Dig Deeper: 7 Tips for Masterful Negotiating

How to Negotiate When Buying a Business: Make an Offer

Before you make an offer, take a good look at how much more money that offer will cost you. Does it require seller financing? Do you want the final sell of the business to be subject to certain types of performance criteria (that is, will the business have to perform a certain way for an established trial period before the final close)? One extremely important factor is determining if any of the existing inventory (if you intend to purchase the existing inventory) is obsolete. "The seller might not consider it to be obsolete but the buyer might consider it to be obsolete, so the value of the inventory might be different," says Landegger. "You want to offer a price that you think will be accepted. You can lowball it and expect the owner to do a number of different things," he says. "He can either say 'I'm not interested in you at all, don't talk to me again,' or he might make a counter offer," says Landegger. "Or he might accept; you never know."

As in the case of Hamm, Landgedder says that small business owners might have it slightly easier. "For a smaller business, a lot of owners truly want to get out because they're tired of the business or planning to retire," he says. In this instance, it's important to negotiate how long the seller plans to remain active in the business. The buyer will need to decide if she wants the seller to leave right away, or if she wants the seller to stick around a little while until she gets a handle on how to run the operation, should she she choose to keep it in it's existing model. In that case, a salary or some sort of compensation should be negotiated for the seller from the buyer, explains Landegger.

Dig Deeper: Buying a Business or Its Assets

How to Negotiate When Buying a Business: Secure Financing

In addition to hiring a broker, a buyer would be wise to seek the counsel of an accountant in order to make sense of the complex financial details of a business before either party signs off on any aspect of the sell. A valuation specialist may also need to be called in to provide a quote for the estimated business value. Once the logistics of inventory and business value have been worked out, the final step in the process is for the seller to buy it. Unfortunately, as it has been for the last few years, most banks are loathe to provide any type of business loans to buyers, especially first-time buyers, without huge amounts of red tape wrapped around numerous stipulations. As a result, your best bet is to seek out private financiers, namely family members or associates as Hamm did.

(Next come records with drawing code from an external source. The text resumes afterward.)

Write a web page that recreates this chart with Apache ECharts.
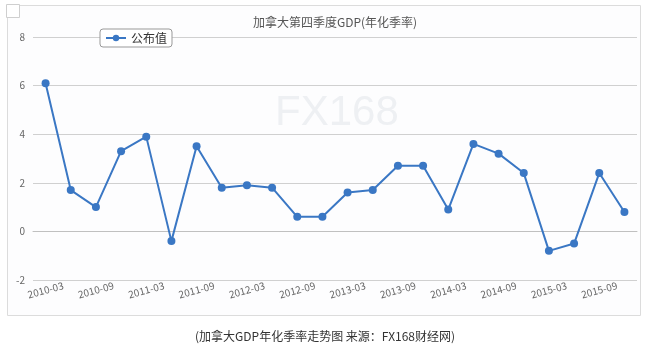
<!DOCTYPE html>
<html>
<head>
<meta charset="utf-8">
<script src="https://cdn.jsdelivr.net/npm/echarts@6/dist/echarts.min.js"></script>
<style>
  html, body { margin: 0; padding: 0; background: #fff; }
  #chart { width: 650px; height: 351px; }
</style>
</head>
<body>
<div id="chart"></div>
<script>
  // quarterly categories, 2010-03 .. 2015-12
  const quarters = [
    '2010-03', '2010-06', '2010-09', '2010-12',
    '2011-03', '2011-06', '2011-09', '2011-12',
    '2012-03', '2012-06', '2012-09', '2012-12',
    '2013-03', '2013-06', '2013-09', '2013-12',
    '2014-03', '2014-06', '2014-09', '2014-12',
    '2015-03', '2015-06', '2015-09', '2015-12'
  ];
  const gdpValues = [
    6.1, 1.7, 1.0, 3.3,
    3.9, -0.4, 3.5, 1.8,
    1.9, 1.8, 0.6, 0.6,
    1.6, 1.7, 2.7, 2.7,
    0.9, 3.6, 3.2, 2.4,
    -0.8, -0.5, 2.4, 0.8
  ];
  const yTicks = [-2, 0, 2, 4, 6, 8];

  const font = '"Noto Sans CJK SC", "Liberation Sans", sans-serif';
  const chart = echarts.init(document.getElementById('chart'));

  chart.setOption({
    animation: false,
    title: {
      text: '加拿大第四季度GDP(年化季率)',
      left: 330,
      textAlign: 'center',
      top: 11,
      textStyle: { fontSize: 12, fontWeight: 'normal', color: '#555', fontFamily: font },
    },
    legend: {
      data: ['公布值'],
      left: 100,
      top: 29,
      padding: [3, 5, 3, 5],
      itemGap: 4,
      itemWidth: 20,
      itemHeight: 8,
      borderColor: '#999',
      borderWidth: 1,
      borderRadius: 3,
      backgroundColor: '#fff',
      textStyle: { fontSize: 12, color: '#333', fontFamily: font },
    },
    graphic: [
      {
        type: 'rect', z: -10, silent: true,
        shape: { x: 7.5, y: 5.5, width: 633, height: 310 },
        style: { fill: '#fdfdfe', stroke: '#dcdcdc', lineWidth: 1 },
      },
      {
        type: 'rect', z: -9, silent: true,
        shape: { x: 6.5, y: 4.5, width: 13, height: 13 },
        style: { fill: '#fff', stroke: '#cfcfcf', lineWidth: 1 },
      },
      {
        type: 'text', z: -5, silent: true,
        left: 275, top: 92,
        style: { text: 'FX168', fontSize: 42, fill: '#eef0f3', fontFamily: '"Liberation Sans", sans-serif' },
      },
      {
        type: 'text', silent: true,
        left: 'center', top: 330,
        style: { text: '(加拿大GDP年化季率走势图 来源：FX168财经网)', fontSize: 12, fill: '#333', fontFamily: font },
      },
    ],
    grid: { left: 33, right: 13, top: 37, bottom: 71 },
    xAxis: {
      type: 'category',
      data: quarters,
      boundaryGap: true,
      axisLine: { lineStyle: { color: '#c0c0c0' } },
      axisTick: { interval: 1, length: 5, lineStyle: { color: '#c0c0c0' } },
      axisLabel: {
        interval: 1,
        rotate: 15,
        align: 'center',
        margin: 10,
        fontSize: 10,
        color: '#666',
        fontFamily: font,
      },
    },
    yAxis: {
      type: 'value',
      min: yTicks[0],
      max: yTicks[yTicks.length - 1],
      interval: 2,
      axisLine: { show: false },
      axisTick: { show: false },
      axisLabel: { fontSize: 10, color: '#666', margin: 8, fontFamily: font },
      splitLine: { lineStyle: { color: '#d0d0d0' } },
    },
    series: [
      {
        name: '公布值',
        type: 'line',
        data: gdpValues,
        symbol: 'circle',
        symbolSize: 8,
        lineStyle: { color: '#3a77c4', width: 2 },
        itemStyle: { color: '#3a77c4' },
      },
    ],
  });
</script>
</body>
</html>
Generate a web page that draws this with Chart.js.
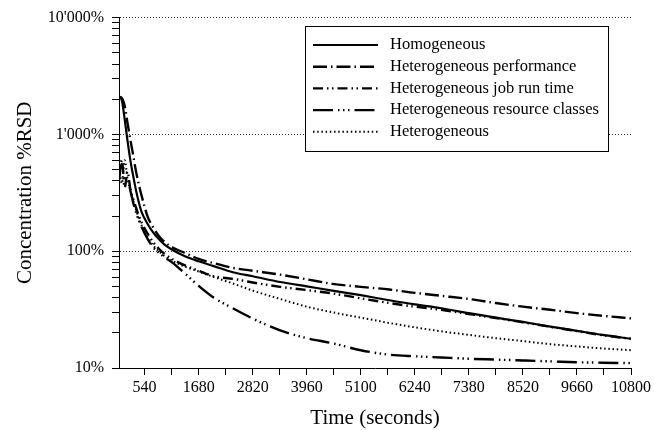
<!DOCTYPE html>
<html>
<head>
<meta charset="utf-8">
<script src="https://cdn.jsdelivr.net/npm/chart.js@4.4.1/dist/chart.umd.min.js"></script>
<style>
  html, body { margin: 0; padding: 0; background: #fff; }
  canvas { display: block; }
</style>
</head>
<body>
<canvas id="rsdChart" width="654" height="430"></canvas>
<script>
// time in seconds
const timeSec = [0, 60, 120, 180, 240, 300, 360, 420, 480, 600, 720, 840, 960, 1140, 1380, 1680, 2000,
  2400, 2820, 3400, 3960, 4500, 5100, 5700, 6240, 6800, 7380, 7950, 8520, 9100, 9660, 10200, 10800];

// concentration %RSD per scenario
const homogeneous = [2100, 1950, 1350, 880, 600, 440, 330, 260, 215, 172, 145, 127, 114, 102, 91, 82, 74.5,
  66, 61, 54.5, 50, 46, 42, 38, 35, 32.5, 29.5, 27, 24.8, 22.6, 20.8, 19.2, 17.8];
const hetPerformance = [2100, 2050, 1750, 1250, 900, 660, 480, 370, 295, 200, 160, 135, 120, 107, 97, 86, 79,
  72, 68, 63, 57.5, 52.5, 49.5, 47, 44, 41.5, 39, 36, 33.5, 31.5, 29.5, 28, 26.6];
const hetJobRunTime = [400, 600, 350, 480, 340, 280, 235, 200, 175, 142, 120, 105, 95, 85, 76, 68, 61,
  58, 54, 49.5, 46.5, 43.5, 39.5, 36, 33.5, 31.5, 29, 26.8, 24.6, 22.5, 20.7, 19.1, 17.8];
const hetResourceClasses = [450, 560, 400, 420, 330, 260, 215, 183, 160, 128, 108, 97, 89, 79, 65, 50.5, 40,
  32.5, 26.5, 21, 18, 16.3, 14.2, 13.0, 12.6, 12.3, 12.0, 11.8, 11.6, 11.4, 11.2, 11.1, 11];
const heterogeneous = [550, 380, 600, 420, 330, 270, 225, 190, 165, 132, 112, 100, 91, 82, 74, 67, 60,
  53, 46, 39, 33.5, 30, 27, 24.3, 22.3, 20.6, 19.2, 18, 17, 16, 15.3, 14.7, 14.2];

const seriesLabels = ['Homogeneous', 'Heterogeneous performance', 'Heterogeneous job run time',
  'Heterogeneous resource classes', 'Heterogeneous'];

// axis ticks
const xTickStep = 570;
const xTickFirst = 540;
const xTickLabels = ['540', '1680', '2820', '3960', '5100', '6240', '7380', '8520', '9660', '10800'];
const yDecades = [10, 100, 1000, 10000];
const yTickLabels = ["10%", "100%", "1'000%", "10'000%"];

const serif = 'Liberation Serif, Times New Roman, serif';

function toPoints(values) {
  return timeSec.map((t, i) => ({ x: t, y: values[i] }));
}

function line(label, values, dash, width) {
  return {
    label: label,
    data: toPoints(values),
    borderColor: '#000',
    backgroundColor: '#000',
    borderWidth: width,
    borderDash: dash,
    borderCapStyle: 'butt',
    pointRadius: 0,
    fill: false,
    cubicInterpolationMode: 'monotone'
  };
}

// legend box drawn inside the plot, like the original
const boxLegend = {
  id: 'boxLegend',
  afterDraw(chart) {
    const c = chart.ctx;
    const left = 305.5, top = 26.5, w = 303, h = 125;
    c.save();
    c.fillStyle = '#fff';
    c.fillRect(left, top, w, h);
    c.strokeStyle = '#000';
    c.lineWidth = 1;
    c.setLineDash([]);
    c.strokeRect(left, top, w, h);
    c.font = '16.5px ' + serif;
    c.textBaseline = 'middle';
    c.fillStyle = '#000';
    chart.data.datasets.forEach((ds, i) => {
      const y = 45 + i * 21.7;
      c.beginPath();
      c.lineWidth = ds.borderWidth;
      c.setLineDash(ds.borderDash);
      c.moveTo(313, y);
      c.lineTo(378, y);
      c.stroke();
      c.setLineDash([]);
      c.fillText(ds.label, 390, y);
    });
    c.restore();
  }
};

const ctx = document.getElementById('rsdChart').getContext('2d');

const rsdChart = new Chart(ctx, {
  type: 'line',
  data: {
    datasets: [
      line(seriesLabels[0], homogeneous, [], 2.2),
      line(seriesLabels[1], hetPerformance, [14, 4, 1.5, 4], 2.4),
      line(seriesLabels[2], hetJobRunTime, [10, 4, 1.5, 3.5, 1.5, 4], 2.4),
      line(seriesLabels[3], hetResourceClasses, [20, 5, 1.5, 3.5, 1.5, 3.5, 1.5, 5], 2.4),
      line(seriesLabels[4], heterogeneous, [1.5, 2.7], 2)
    ]
  },
  options: {
    responsive: false,
    animation: false,
    layout: { padding: { left: 0, right: 21, top: 17, bottom: 0 } },
    plugins: {
      legend: { display: false },
      tooltip: { enabled: false }
    },
    scales: {
      x: {
        type: 'linear',
        min: 0,
        max: 10800,
        afterBuildTicks(scale) {
          const ticks = [];
          for (let v = xTickFirst; v <= 10800; v += xTickStep) ticks.push({ value: v });
          scale.ticks = ticks;
        },
        afterFit(scale) { scale.height = 62; },
        ticks: {
          autoSkip: false,
          maxRotation: 0,
          padding: 3,
          color: '#000',
          font: { family: serif, size: 16 },
          callback(value) {
            const k = (value - xTickFirst) / xTickStep;
            return k % 2 === 0 ? xTickLabels[k / 2] : '';
          }
        },
        grid: { drawOnChartArea: false, tickLength: 7, color: '#000', tickColor: '#000' },
        border: { color: '#000', width: 1 },
        title: {
          display: true,
          text: 'Time (seconds)',
          color: '#000',
          font: { family: serif, size: 21 },
          padding: { top: 0, bottom: -1 }
        }
      },
      y: {
        type: 'logarithmic',
        min: 10,
        max: 10000,
        afterBuildTicks(scale) {
          const ticks = [];
          yDecades.slice(0, -1).forEach(d => {
            for (let m = 1; m < 10; m++) ticks.push({ value: d * m });
          });
          ticks.push({ value: yDecades[yDecades.length - 1] });
          scale.ticks = ticks;
        },
        afterFit(scale) { scale.width = 119; },
        ticks: {
          autoSkip: false,
          padding: 8,
          color: '#000',
          font: { family: serif, size: 16 },
          callback(value) {
            const i = yDecades.indexOf(value);
            return i >= 0 ? yTickLabels[i] : '';
          }
        },
        grid: {
          tickLength: 7,
          tickColor: '#000',
          color(c) {
            const v = c.tick && c.tick.value;
            return (v === 100 || v === 1000 || v === 10000) ? '#333' : 'rgba(0,0,0,0)';
          },
          lineWidth: 1
        },
        // in v4 the grid line dash is read from the border options
        border: { color: '#000', width: 1, dash: [1, 2] },
        title: {
          display: true,
          text: 'Concentration %RSD',
          color: '#000',
          font: { family: serif, size: 21 },
          padding: { top: 13, bottom: 0 }
        }
      }
    }
  },
  plugins: [boxLegend]
});
</script>
</body>
</html>
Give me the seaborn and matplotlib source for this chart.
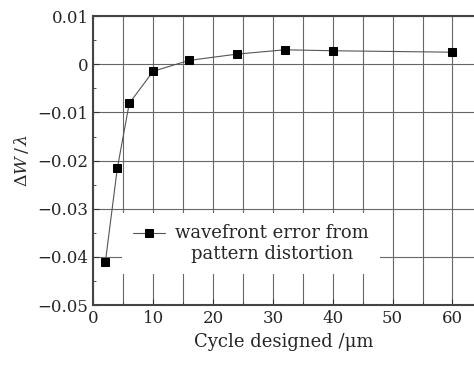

On the other hand, dealing with family may not be your best bet, says Thorsby. "The rule of thumb is to never do business with family. But usually colleagues, people you know in the community who know you [can be of assistance]. Maybe you've worked with them, [maybe] they've worked with you in some way that you have some business relationship as opposed to just family and friends," he says. As a negotiation tip for potential investors, you may attempt to offer your investors shares based on a future valuation of the business or even a percentage of ownership within the company.

"The important thing when you are buying a small business is that you are adequately financed so that you don't have to set record revenue numbers in a new business the first day in order to pay the loans," cautions Landegger. "People borrow too much money, and [they] can't pay their loan, and bingo, [they're] upside down and in bankruptcy." For this reason, and to receive the best deal that you deserve, negotiate the lowest price possible with the seller, and close the deal with the aid of a loan whose terms you've negotiated to best fit your financial situation. Most important, never accept the first offer for any loan or sell price and never be too eager to take "no" for an answer.